> _Job_
Exactly the lines from the line holding "Recreate this image" to the line holding "const legendFont = 'bold", both lines included, are to be echoed; pictures are not.
--- START OF Material ---
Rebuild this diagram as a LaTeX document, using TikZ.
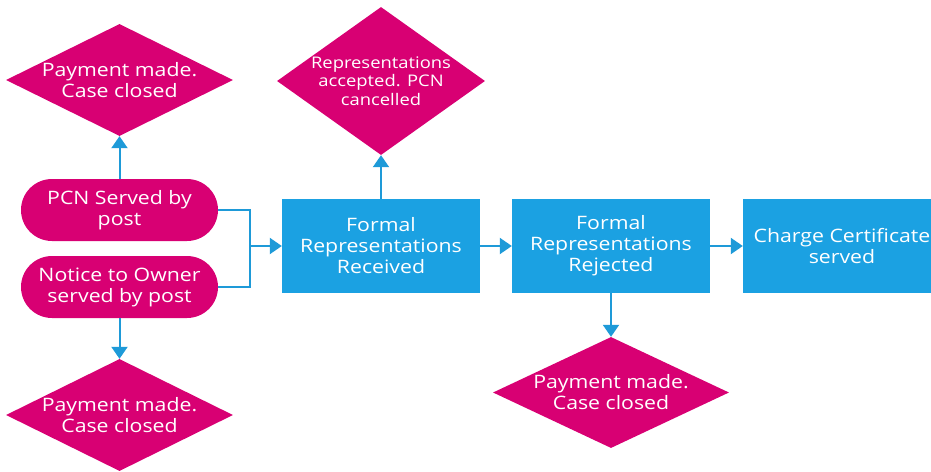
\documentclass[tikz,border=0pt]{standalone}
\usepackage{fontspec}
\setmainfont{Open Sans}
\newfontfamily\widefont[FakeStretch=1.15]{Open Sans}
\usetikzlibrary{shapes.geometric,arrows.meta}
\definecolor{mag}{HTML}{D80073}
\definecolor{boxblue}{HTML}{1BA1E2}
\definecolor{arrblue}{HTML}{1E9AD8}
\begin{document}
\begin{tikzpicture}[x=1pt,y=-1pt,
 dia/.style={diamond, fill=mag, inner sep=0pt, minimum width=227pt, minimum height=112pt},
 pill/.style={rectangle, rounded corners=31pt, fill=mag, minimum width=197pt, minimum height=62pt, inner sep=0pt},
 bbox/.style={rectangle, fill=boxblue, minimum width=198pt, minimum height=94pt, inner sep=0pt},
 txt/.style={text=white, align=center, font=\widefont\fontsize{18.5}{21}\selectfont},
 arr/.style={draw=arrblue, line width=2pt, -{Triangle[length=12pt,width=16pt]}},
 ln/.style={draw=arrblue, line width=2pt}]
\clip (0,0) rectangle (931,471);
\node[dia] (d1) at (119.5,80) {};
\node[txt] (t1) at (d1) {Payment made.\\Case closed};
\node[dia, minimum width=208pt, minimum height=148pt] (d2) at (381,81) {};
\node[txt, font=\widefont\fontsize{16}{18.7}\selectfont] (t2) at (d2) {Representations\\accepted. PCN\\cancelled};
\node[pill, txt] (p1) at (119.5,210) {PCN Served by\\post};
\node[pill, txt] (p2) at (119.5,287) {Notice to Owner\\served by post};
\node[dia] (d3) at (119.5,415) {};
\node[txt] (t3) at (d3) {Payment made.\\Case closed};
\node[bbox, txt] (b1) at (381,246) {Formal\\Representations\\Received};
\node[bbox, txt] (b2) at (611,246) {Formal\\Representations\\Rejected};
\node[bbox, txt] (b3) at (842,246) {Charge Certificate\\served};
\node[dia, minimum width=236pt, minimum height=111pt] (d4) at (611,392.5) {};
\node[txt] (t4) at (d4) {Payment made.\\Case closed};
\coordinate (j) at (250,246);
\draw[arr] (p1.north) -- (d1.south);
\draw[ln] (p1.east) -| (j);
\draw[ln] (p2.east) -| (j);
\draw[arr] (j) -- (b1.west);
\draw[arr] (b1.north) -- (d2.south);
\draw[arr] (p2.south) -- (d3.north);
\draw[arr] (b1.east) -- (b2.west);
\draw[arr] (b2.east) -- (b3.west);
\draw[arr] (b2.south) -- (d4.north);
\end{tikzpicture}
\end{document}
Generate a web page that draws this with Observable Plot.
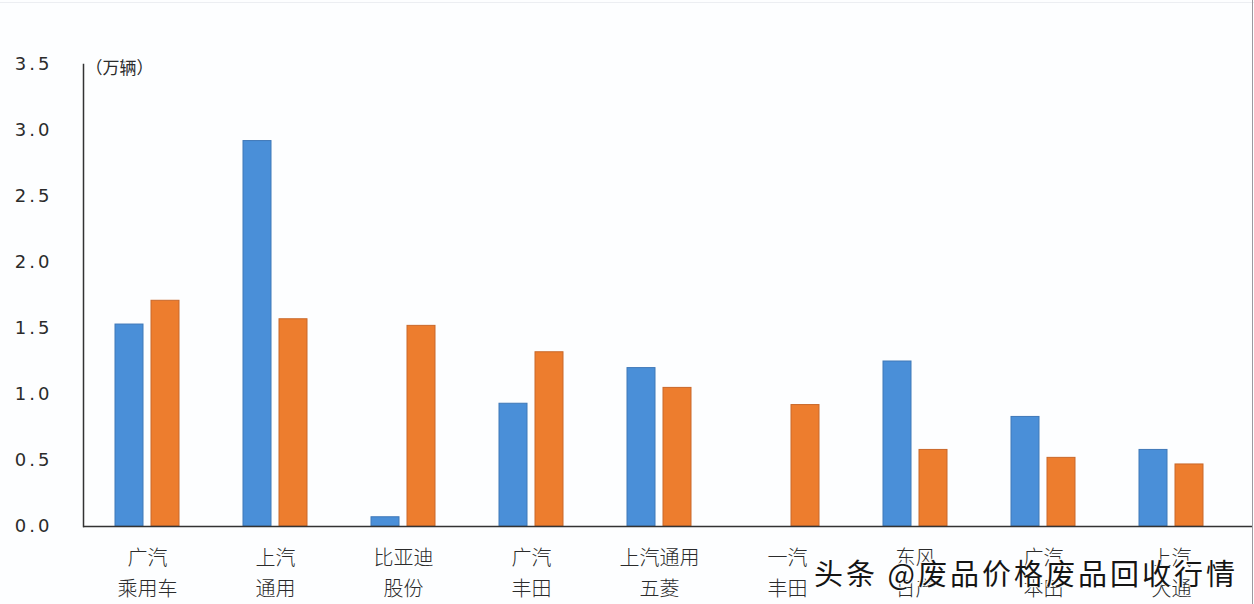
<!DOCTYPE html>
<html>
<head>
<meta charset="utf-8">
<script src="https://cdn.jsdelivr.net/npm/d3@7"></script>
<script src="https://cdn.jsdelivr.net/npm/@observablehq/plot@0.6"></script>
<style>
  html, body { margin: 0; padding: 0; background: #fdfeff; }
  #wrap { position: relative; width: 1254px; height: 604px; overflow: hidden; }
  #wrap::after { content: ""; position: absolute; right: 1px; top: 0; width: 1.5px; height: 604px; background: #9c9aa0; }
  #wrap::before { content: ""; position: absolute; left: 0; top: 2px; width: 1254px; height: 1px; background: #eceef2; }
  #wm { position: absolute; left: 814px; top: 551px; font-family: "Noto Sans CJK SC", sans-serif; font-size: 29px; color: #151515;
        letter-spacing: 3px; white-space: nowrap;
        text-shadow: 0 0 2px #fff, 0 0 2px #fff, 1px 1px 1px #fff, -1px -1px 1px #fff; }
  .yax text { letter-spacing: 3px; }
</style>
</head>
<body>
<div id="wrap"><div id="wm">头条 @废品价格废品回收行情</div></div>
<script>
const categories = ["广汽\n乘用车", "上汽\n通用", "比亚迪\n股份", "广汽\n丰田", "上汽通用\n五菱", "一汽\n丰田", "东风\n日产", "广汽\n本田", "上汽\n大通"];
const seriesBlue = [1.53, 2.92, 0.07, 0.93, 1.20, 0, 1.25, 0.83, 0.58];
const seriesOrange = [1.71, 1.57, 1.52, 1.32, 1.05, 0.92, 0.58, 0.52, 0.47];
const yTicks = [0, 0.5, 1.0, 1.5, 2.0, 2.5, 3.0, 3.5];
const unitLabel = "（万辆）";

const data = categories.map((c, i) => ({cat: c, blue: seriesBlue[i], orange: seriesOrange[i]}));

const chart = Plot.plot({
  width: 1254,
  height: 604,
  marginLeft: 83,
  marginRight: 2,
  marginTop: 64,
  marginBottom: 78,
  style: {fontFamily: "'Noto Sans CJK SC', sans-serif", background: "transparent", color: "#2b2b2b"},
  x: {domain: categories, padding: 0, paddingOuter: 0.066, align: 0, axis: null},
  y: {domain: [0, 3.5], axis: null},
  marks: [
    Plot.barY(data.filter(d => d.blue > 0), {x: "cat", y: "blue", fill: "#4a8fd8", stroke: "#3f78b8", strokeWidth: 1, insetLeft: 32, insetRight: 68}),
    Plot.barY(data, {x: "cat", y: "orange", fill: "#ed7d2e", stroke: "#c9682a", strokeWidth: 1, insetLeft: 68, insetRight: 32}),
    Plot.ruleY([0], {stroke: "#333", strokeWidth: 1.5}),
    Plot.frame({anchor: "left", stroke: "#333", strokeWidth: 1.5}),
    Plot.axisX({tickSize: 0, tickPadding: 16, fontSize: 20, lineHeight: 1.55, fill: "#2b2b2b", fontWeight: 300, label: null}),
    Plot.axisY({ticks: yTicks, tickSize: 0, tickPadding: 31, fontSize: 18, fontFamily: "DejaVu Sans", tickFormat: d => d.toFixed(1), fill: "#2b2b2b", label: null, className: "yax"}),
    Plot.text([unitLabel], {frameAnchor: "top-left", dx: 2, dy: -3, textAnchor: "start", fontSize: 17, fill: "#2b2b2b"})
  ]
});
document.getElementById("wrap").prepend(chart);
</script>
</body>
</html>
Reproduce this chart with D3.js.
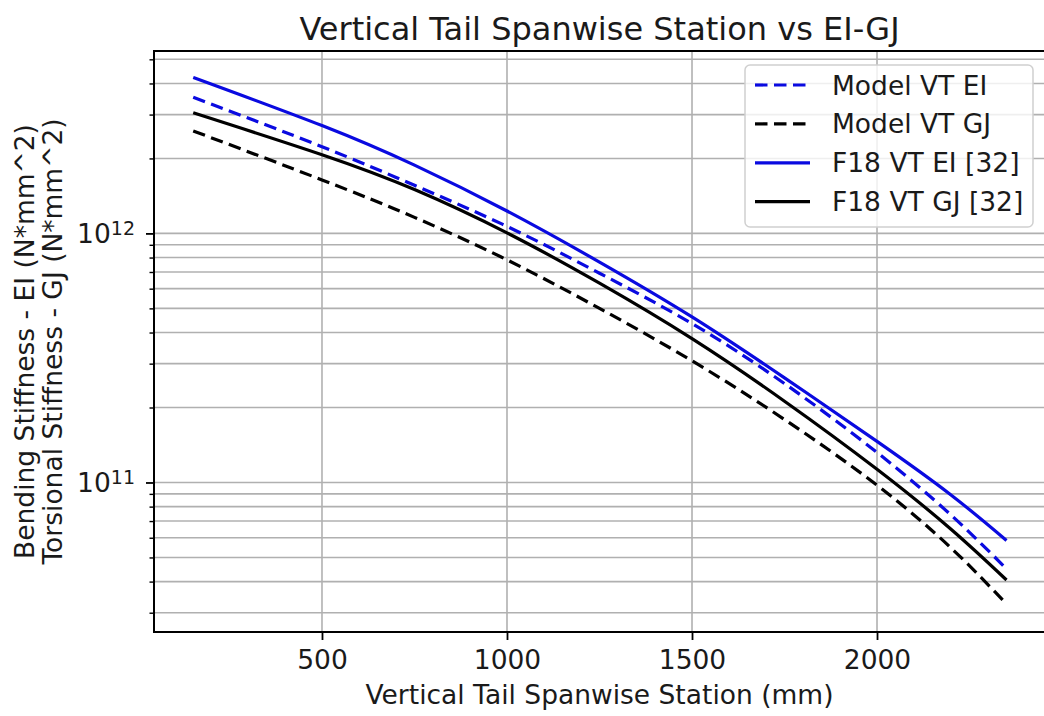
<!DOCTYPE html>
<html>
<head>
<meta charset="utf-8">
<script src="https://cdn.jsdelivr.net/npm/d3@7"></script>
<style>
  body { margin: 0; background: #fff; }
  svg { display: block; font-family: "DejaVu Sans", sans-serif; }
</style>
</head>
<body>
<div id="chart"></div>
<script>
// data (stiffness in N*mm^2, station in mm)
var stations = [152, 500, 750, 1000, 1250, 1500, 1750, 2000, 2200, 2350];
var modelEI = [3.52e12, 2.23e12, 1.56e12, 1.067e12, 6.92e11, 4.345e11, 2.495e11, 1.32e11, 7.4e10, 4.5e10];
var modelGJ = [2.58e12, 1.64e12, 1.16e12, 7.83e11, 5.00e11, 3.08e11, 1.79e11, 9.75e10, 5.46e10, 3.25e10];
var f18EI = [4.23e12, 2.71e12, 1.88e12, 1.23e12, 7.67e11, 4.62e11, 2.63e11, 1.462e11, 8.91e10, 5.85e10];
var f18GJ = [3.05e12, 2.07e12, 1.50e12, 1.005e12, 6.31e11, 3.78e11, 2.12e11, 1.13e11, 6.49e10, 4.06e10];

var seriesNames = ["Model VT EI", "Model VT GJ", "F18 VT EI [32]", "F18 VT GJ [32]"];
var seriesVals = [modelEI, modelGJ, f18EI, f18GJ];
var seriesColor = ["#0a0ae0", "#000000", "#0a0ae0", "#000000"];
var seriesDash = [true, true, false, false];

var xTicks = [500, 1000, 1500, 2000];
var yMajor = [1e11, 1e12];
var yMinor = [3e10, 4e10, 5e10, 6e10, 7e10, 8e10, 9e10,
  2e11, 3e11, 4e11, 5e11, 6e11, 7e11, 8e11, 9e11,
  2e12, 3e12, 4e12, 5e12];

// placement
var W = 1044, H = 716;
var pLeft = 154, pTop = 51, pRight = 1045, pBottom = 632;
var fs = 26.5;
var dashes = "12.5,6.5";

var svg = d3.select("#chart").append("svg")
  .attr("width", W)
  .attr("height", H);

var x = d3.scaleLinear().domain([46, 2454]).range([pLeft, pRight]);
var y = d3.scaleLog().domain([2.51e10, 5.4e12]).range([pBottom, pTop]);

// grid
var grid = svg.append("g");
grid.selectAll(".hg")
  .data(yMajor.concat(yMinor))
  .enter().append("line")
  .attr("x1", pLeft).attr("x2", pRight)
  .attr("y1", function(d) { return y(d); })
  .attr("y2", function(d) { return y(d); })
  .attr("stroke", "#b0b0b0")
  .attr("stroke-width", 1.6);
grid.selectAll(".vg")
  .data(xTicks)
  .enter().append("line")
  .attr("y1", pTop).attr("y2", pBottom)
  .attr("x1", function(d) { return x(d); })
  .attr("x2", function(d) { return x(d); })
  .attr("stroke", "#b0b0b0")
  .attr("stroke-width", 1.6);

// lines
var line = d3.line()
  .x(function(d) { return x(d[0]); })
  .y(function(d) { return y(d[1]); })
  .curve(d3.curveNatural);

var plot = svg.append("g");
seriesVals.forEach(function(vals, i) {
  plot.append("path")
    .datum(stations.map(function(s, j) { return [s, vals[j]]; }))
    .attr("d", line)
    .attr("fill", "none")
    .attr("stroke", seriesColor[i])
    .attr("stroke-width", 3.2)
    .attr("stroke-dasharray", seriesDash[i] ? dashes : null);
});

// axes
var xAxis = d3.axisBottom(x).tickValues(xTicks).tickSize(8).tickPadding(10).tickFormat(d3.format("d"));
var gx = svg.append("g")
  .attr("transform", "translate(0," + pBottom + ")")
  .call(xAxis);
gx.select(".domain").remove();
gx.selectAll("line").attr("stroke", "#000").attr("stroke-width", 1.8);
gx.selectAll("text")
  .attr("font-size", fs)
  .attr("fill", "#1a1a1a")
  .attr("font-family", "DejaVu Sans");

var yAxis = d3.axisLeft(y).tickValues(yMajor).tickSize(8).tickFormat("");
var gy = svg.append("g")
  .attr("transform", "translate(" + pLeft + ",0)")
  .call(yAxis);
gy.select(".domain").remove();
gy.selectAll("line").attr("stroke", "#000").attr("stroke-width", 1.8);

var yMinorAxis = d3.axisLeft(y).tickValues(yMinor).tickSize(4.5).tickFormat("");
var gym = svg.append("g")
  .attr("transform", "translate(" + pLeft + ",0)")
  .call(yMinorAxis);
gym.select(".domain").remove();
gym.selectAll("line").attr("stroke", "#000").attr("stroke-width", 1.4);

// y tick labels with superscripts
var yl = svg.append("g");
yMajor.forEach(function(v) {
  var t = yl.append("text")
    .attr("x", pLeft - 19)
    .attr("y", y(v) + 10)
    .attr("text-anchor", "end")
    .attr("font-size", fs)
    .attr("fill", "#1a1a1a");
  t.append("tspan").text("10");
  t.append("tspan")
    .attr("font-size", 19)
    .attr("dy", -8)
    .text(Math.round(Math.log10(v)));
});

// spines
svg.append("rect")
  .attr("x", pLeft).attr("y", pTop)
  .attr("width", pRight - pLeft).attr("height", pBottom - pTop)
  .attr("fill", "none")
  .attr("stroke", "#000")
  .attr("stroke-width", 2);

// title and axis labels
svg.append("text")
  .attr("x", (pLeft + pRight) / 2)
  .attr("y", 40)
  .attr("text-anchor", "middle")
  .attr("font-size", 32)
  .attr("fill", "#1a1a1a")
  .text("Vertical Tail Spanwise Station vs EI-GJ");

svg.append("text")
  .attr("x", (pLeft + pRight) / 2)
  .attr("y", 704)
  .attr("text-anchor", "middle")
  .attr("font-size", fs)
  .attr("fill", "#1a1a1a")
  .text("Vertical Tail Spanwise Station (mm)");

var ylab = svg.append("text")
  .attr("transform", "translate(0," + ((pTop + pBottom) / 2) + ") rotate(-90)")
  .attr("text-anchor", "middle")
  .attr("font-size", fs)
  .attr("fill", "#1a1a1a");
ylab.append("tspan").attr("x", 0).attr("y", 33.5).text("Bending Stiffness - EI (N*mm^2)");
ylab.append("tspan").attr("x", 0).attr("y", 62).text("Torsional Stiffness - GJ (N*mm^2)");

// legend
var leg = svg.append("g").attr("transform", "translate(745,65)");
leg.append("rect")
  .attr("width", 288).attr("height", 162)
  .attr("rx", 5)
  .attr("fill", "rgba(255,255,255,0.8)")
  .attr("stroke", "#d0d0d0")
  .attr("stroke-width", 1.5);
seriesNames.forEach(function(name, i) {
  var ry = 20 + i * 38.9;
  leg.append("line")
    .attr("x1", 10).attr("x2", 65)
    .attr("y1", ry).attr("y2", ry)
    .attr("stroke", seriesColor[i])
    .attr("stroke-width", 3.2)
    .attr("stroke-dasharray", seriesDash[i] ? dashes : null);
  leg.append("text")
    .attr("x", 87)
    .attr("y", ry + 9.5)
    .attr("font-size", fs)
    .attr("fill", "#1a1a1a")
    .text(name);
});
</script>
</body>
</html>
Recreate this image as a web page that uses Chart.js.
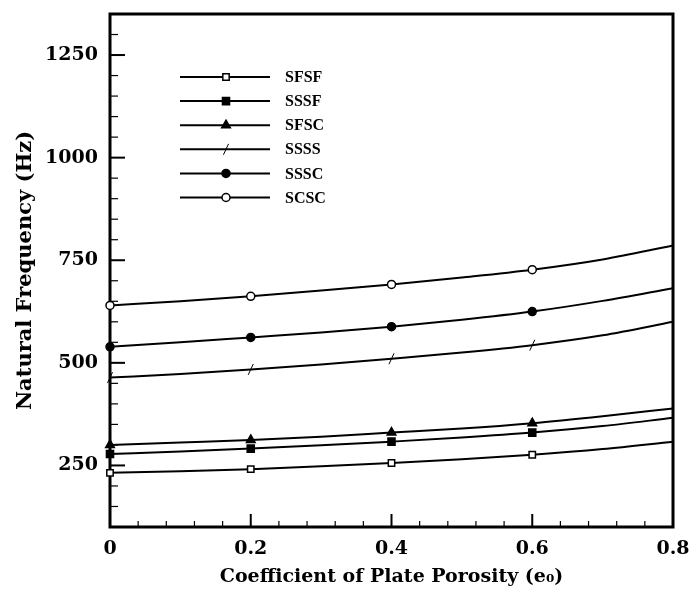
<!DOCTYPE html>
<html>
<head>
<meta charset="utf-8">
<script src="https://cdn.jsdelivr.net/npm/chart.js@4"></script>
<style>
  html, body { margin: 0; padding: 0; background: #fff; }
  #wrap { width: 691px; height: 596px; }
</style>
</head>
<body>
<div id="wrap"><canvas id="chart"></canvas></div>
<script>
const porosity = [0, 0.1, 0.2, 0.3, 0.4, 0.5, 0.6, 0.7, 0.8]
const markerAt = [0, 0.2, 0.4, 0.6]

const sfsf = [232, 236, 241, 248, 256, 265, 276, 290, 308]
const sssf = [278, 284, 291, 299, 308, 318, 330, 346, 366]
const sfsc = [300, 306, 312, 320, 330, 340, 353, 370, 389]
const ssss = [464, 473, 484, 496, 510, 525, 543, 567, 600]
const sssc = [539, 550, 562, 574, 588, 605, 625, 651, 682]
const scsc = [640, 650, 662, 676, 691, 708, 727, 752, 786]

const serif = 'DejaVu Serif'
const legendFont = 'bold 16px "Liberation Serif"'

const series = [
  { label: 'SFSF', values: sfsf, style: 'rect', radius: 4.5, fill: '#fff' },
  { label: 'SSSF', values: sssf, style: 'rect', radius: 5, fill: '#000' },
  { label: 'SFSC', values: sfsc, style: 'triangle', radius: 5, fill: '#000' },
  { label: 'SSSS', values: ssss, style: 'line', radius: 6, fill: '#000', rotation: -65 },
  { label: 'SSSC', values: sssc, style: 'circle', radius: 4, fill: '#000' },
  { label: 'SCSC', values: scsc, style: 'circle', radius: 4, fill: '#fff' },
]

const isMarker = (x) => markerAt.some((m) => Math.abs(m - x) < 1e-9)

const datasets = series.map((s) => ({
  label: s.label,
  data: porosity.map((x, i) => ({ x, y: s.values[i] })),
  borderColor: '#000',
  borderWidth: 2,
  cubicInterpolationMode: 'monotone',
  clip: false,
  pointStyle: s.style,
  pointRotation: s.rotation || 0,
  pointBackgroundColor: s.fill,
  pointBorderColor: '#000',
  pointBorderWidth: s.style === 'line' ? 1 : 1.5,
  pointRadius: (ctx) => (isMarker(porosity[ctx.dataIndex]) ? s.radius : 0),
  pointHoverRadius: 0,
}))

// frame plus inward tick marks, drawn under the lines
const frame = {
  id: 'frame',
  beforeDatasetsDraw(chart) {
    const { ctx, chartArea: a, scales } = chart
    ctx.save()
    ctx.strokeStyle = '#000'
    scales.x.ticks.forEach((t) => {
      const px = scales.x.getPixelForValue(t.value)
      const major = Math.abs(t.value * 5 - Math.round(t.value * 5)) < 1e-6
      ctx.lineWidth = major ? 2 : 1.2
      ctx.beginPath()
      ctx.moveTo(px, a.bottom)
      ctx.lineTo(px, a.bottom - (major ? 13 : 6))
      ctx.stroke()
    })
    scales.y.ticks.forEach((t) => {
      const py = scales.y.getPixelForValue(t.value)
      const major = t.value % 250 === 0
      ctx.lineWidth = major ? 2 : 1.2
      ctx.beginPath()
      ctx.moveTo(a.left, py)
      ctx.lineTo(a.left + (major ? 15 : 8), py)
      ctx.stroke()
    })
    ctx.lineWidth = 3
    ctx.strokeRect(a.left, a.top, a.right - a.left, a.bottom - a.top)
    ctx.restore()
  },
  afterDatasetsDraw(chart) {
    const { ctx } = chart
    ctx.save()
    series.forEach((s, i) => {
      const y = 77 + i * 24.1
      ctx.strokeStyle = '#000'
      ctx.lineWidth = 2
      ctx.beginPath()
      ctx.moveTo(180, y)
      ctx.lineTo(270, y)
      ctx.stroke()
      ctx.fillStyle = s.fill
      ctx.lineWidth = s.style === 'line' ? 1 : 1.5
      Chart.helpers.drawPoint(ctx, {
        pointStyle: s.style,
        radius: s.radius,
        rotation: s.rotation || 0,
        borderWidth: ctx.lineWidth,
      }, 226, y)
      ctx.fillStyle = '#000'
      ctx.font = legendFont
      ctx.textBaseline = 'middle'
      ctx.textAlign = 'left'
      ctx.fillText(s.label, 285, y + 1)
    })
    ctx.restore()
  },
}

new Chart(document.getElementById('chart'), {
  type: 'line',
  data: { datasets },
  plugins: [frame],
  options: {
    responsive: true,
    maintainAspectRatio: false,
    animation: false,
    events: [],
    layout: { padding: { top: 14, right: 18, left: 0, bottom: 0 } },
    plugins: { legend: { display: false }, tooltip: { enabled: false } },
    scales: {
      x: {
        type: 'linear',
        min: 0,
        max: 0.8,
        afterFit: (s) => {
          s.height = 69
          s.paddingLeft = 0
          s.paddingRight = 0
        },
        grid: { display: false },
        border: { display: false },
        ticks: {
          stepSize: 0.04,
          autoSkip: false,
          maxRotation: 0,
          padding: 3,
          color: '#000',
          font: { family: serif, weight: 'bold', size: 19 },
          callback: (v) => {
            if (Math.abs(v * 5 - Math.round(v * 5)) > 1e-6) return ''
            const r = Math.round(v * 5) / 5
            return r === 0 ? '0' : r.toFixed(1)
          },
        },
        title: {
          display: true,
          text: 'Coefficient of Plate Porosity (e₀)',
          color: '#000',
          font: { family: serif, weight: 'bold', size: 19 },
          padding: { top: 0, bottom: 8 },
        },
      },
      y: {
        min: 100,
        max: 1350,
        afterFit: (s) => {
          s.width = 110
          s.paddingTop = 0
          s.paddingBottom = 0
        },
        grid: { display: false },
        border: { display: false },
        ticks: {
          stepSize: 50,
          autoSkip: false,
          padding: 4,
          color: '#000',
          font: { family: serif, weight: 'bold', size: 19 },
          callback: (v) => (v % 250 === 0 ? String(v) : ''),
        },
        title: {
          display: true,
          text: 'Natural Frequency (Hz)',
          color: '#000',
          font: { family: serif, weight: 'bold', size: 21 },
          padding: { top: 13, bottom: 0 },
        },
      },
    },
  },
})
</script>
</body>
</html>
--- END OF Material ---
> _Expected answer_
Recreate this image as a web page that uses Chart.js.
<!DOCTYPE html>
<html>
<head>
<meta charset="utf-8">
<script src="https://cdn.jsdelivr.net/npm/chart.js@4"></script>
<style>
  html, body { margin: 0; padding: 0; background: #fff; }
  #wrap { width: 691px; height: 596px; }
</style>
</head>
<body>
<div id="wrap"><canvas id="chart"></canvas></div>
<script>
const porosity = [0, 0.1, 0.2, 0.3, 0.4, 0.5, 0.6, 0.7, 0.8]
const markerAt = [0, 0.2, 0.4, 0.6]

const sfsf = [232, 236, 241, 248, 256, 265, 276, 290, 308]
const sssf = [278, 284, 291, 299, 308, 318, 330, 346, 366]
const sfsc = [300, 306, 312, 320, 330, 340, 353, 370, 389]
const ssss = [464, 473, 484, 496, 510, 525, 543, 567, 600]
const sssc = [539, 550, 562, 574, 588, 605, 625, 651, 682]
const scsc = [640, 650, 662, 676, 691, 708, 727, 752, 786]

const serif = 'DejaVu Serif'
const legendFont = 'bold 16px "Liberation Serif"'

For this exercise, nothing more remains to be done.